En First Things, un crítico con seudónimo sostiene que el principio de equidad ha sido convertido en un arma por los activistas para promover su agenda. Según este autor -un abogado que escribe bajo el presumible seudónimo de "Frank Resartus"- la idea que impulsa lo que él llama "el régimen de equidad coercitiva" es la siguiente: "Cualquier disparidad de resultados entre grupos, ya sea definida por la raza, la etnia, la religión o el sexo (o, más recientemente, las prácticas sexuales y la identificación de género) es una prueba de injusticia".

Según Resartus, los principales objetivos del principio de equidad son los cristianos blancos heterosexuales. Pero no son los únicos.

Este otoño, la Corte Suprema volverá a poner a prueba la viabilidad de la equidad en relación con las admisiones universitarias en los casos de la Universidad de Harvard y la Universidad de Carolina del Norte (Students for Fair Admissions v. President and Fellows of Harvard College y Students for Fair Admissions v. University of North Carolina). El tribunal ha fijado el 31 de octubre como fecha para los argumentos orales en los casos, que ya han atraído una amplia atención.

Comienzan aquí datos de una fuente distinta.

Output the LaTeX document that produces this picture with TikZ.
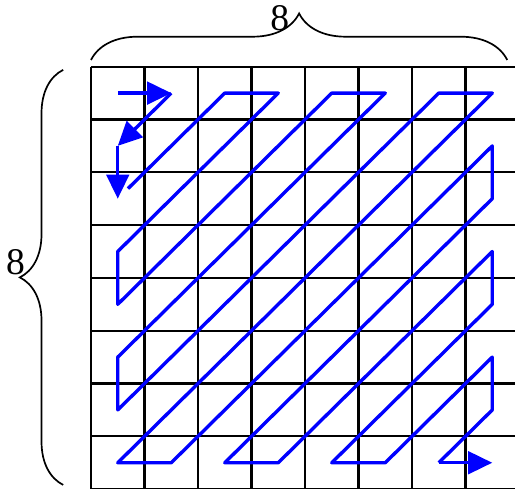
\documentclass[tikz,border=0pt]{standalone}
\usepackage{fontspec}
\setmainfont{Liberation Serif}
\usetikzlibrary{arrows.meta,decorations.pathreplacing}

\begin{document}
\begin{tikzpicture}[x=1cm, y=0.987cm,
    zigzag/.style={draw=pathColour, line width=1.8pt, line join=round},
    zigarrow/.style={zigzag, -{Triangle[length=0.45cm, width=0.42cm]}},
    sizebrace/.style={draw=gridColour, line width=0.9pt, decorate},
    countlabel/.style={font={\fontsize{20}{24}\selectfont}, inner sep=0pt}]
    \def\gridSize{8}

    \definecolor{gridColour}{HTML}{000000}
    \definecolor{pathColour}{HTML}{0000FF}

    \useasboundingbox (-1.701,1.263) rectangle (7.925,-7.979);

    % Draw grid
    \draw[step=1, gridColour, line width=1.1pt] (0,0) grid (\gridSize,-\gridSize);

    % Cell centres
    \foreach \i in {0,...,7}
        \foreach \j in {0,...,7}
            \coordinate (c\i\j) at (\i+0.5,-\j-0.5);

    % Braces and their labels
    \draw[sizebrace, decoration={brace, amplitude=0.87cm}] (0,0.127) -- (7.78,0.127);
    \draw[sizebrace, decoration={brace, amplitude=0.81cm}] (-0.52,-7.92) -- (-0.52,-0.06);
    \node[countlabel] (topCount) at (3.53,0.92) {8};
    \node[countlabel] (sideCount) at (-1.41,-3.70) {8};

    % Zig-zag scan
    \draw[zigarrow] (c00) -- (c10);
    \draw[zigarrow] (c10) -- (c01);
    \draw[zigarrow] (c01) -- (c02);
    \draw[zigzag, shorten <=0.27cm] (c02) -- (c20) -- (c30) -- (c03) -- (c04) -- (c40) -- (c50) -- (c05)
        -- (c06) -- (c60) -- (c70) -- (c07) -- (c17) -- (c71) -- (c72) -- (c27)
        -- (c37) -- (c73) -- (c74) -- (c47) -- (c57) -- (c75) -- (c76) -- (c67);
    \draw[zigarrow] (c67) -- (c77);

\end{tikzpicture}
\end{document}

No es, ni mucho menos, la primera vez que la Corte Suprema sopesa los pros y los contras de que la raza sea un factor en las admisiones universitarias. Desde 1978, con el famoso caso Bakke, en el que los jueces aprobaron la acción afirmativa pero dijeron no a las cuotas raciales, el tribunal ha aceptado que las escuelas pueden considerar la raza como un elemento entre otros al tratar de crear un cuerpo estudiantil diverso.

Lo repitió en 2003 en un caso relacionado con la Universidad de Michigan y de nuevo hace seis años en un caso relacionado con la Universidad de Texas. Al escribir para una mayoría de cinco miembros en el caso Grutter vs. Bollinger de 2003, la jueza Sandra Day O'Connor dijo que las políticas de admisión basadas en la raza deberían estar "limitadas en el tiempo" y que 25 años deberían ser tiempo suficiente para lograr los resultados deseados.

En los casos que ahora se presentan ante el tribunal, un grupo llamado Students for Fair Admissions (Estudiantes por una Admisión Justa) argumenta que las políticas de admisión de Harvard y la UNC operan injustamente para mantener bajo el número de estudiantes asiáticos en nombre de la diversidad del campus. La decisión Grutter, según el grupo, "abandonó el principio de neutralidad racial" y ha llegado a ser utilizada por las escuelas como "una licencia para llevar a cabo un equilibrio racial absoluto", algo que, en los casos actuales, perjudica "terriblemente" a los estadounidenses de origen asiático.

Los centros educativos suelen afirmar que la raza es sólo una de las muchas cosas que tienen en cuenta a la hora de tomar decisiones de admisión, y que, si tienen en cuenta la raza, es en aras de la diversidad, algo que se considera muy deseable para los estudiantes como parte de su experiencia en el campus. La respuesta cascarrabias a esto, tal y como la articula el columnista conservador George Will, es que los verdaderos propósitos son "mantener la paz en el campus y atraer fondos".

Es difícil estar en desacuerdo con que, consideradas de forma aislada, las políticas de admisión que fomentan la equidad teniendo en cuenta la raza junto con otros criterios sirven a un propósito razonable y benigno. Pero, ¿qué ocurre con las políticas que, en nombre de la diversidad, actúan sistemáticamente -como se alega aquí- en detrimento de un grupo racial concreto?

Considerada como un elemento del régimen de equidad coercitiva de Resartus, una diversidad así parece dudosa en el mejor de los casos. Como alternativa, sugiere lo siguiente: "Cualquier justificación [de la discriminación] debe ser estrictamente necesaria y ajustada para lograr un resultado educativo superior". Sea cual sea la decisión del Tribunal Supremo, es seguro que resonará mucho más allá de Cambridge y Chapel Hill.